A Grand Master's Transcendental Gift
Even at 91 years of age, internationally renowned Grand Master of Science Fiction,
SF Hall of Fame inductee, and KU Professor Emeritus James Gunn continued to focus not only on the future of the world, but also on the future of KU.
In 2014, Gunn made a $1.5 million gift to KU Endowment to create the James E. and Jane F. Gunn Professorship in Science Fiction
to be associated with the J Wayne and Elsie M Gunn Center for the Study of Science Fiction, and to
support its educational and scholarly mission. The professorship is named for Gunn and his late wife, Jane; both earned bachelor's degrees in journalism from KU in 1947. James Gunn earned a master's in English in 1951.

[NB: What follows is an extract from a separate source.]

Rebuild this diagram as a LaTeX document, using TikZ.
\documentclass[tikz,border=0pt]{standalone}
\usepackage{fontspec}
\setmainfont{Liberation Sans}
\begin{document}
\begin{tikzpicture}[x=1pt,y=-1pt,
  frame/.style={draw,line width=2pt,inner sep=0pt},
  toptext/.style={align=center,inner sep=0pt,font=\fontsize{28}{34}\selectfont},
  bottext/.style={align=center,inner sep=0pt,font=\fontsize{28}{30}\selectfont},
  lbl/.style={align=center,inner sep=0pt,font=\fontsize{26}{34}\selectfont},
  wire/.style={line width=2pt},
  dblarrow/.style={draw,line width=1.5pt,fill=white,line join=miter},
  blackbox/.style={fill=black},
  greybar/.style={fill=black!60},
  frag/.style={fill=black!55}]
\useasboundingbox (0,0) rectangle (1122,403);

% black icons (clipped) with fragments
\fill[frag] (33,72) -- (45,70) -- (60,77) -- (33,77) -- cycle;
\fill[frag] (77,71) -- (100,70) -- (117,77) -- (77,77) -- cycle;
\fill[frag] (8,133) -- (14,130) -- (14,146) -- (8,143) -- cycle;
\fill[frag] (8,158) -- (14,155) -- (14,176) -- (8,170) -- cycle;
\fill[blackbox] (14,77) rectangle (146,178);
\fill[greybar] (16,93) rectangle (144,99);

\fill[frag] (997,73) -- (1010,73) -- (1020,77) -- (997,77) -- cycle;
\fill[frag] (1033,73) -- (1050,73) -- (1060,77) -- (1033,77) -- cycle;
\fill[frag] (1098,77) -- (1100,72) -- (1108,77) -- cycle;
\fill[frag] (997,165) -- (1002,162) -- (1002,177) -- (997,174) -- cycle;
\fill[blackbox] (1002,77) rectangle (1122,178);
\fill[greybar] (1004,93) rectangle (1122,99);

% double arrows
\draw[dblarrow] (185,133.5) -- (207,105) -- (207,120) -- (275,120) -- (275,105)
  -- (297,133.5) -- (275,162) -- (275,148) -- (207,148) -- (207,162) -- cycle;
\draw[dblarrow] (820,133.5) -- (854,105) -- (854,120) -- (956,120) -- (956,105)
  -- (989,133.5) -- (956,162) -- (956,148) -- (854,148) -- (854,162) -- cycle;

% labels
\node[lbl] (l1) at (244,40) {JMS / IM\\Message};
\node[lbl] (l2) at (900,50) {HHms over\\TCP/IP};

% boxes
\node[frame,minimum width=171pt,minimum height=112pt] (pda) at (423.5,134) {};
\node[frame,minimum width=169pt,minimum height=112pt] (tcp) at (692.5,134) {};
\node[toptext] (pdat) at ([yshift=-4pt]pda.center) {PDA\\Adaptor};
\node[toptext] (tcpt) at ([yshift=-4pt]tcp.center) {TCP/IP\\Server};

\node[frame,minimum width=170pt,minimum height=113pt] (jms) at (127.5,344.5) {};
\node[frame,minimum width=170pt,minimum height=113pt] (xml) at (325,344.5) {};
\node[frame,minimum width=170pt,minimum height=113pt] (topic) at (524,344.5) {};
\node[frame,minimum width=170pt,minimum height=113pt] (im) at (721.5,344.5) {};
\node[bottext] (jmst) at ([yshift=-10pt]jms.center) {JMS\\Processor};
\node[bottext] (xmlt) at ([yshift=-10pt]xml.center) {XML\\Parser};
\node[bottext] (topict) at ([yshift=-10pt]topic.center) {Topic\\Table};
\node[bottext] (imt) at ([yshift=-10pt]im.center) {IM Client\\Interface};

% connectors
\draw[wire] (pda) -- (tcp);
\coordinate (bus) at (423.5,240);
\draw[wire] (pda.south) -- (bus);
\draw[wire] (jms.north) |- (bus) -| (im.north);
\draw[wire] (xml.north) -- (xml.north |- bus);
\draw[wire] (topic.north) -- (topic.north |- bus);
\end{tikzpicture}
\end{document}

Gunn's career as a science fiction author began in the late 1940s. He sold his first science fiction story, "Paradox," to the magazine
Thrilling Wonder Stories.
Gunn started his career at KU in 1955, teaching remedial English. He later edited
the KU Alumni Magazine, wrote features for the KU news bureau, and served as administrative assistant to the chancellor for University Relations, all the while teaching part-time in the English Department. In 1970, he became a full-time lecturer and taught the first science fiction course at KU,
which was also one of the very first SF courses taught at a major university. Four years later, he was promoted to full
Among other achievements, Gunn established the center
and began offering his Intensive Institute on the Teaching of Science Fiction in 1974 to help teachers learn how to teach science fiction.
In 1982, he established his Science Fiction Writers Workshop. Both the Institute
and Workshop - now offered by center Director Chris McKitterick - have long attracted authors, educators, scholars, and readers to KU from around the world.

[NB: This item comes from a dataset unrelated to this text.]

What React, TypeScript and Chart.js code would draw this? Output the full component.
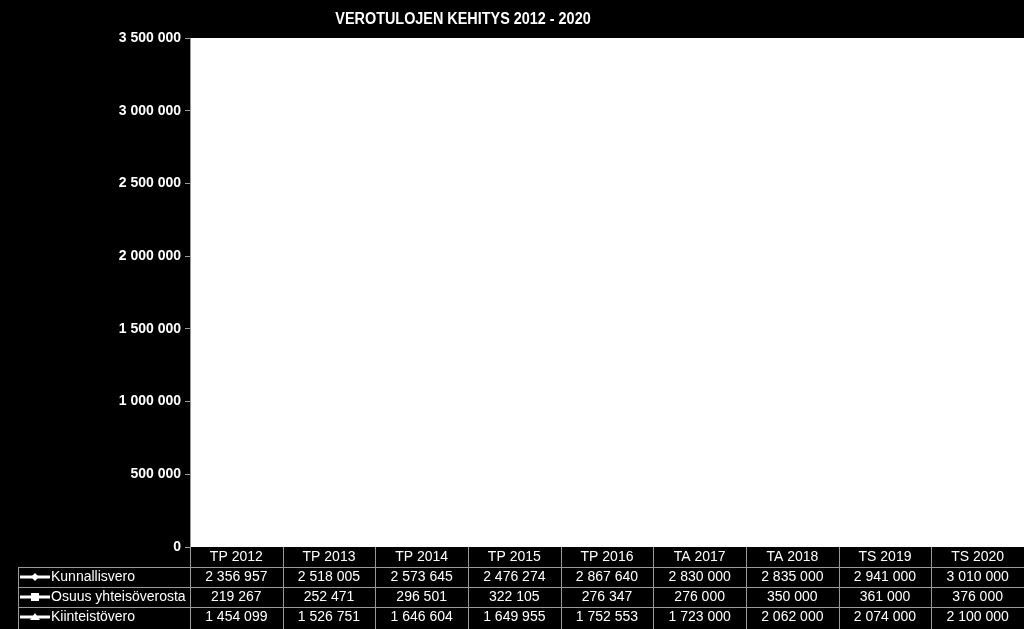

Even into his 90s, Gunn continued to work several days a week in his office in Wescoe Hall, and
in the year of this donation published
Transcendental, his 14th novel,
and Paratexts: Introductions to Science Fiction and Fantasy,
bringing his book total to 42. He said science fiction assumes that changing humanity's environment, which is increasingly technological, also changes humanity itself.
"One of the things that I've become convinced of over the years is that science fiction has certain special qualities in discussing contemporary issues in ways that allow writers and readers to explore possible outcomes," said Gunn. "It isn't that it is concerned with prediction, but it's concerned with creating scenarios that explore possibilities which may arise, particularly from technological and scientific developments."
Gunn said he hopes his gift will encourage and enhance KU's science fiction
program, allowing it to do even more for the university than it has. "I think
it's important, both for the university and for the world."
Thank you, Jim, for your long-term support of our mission - and for
all you've done for science fiction!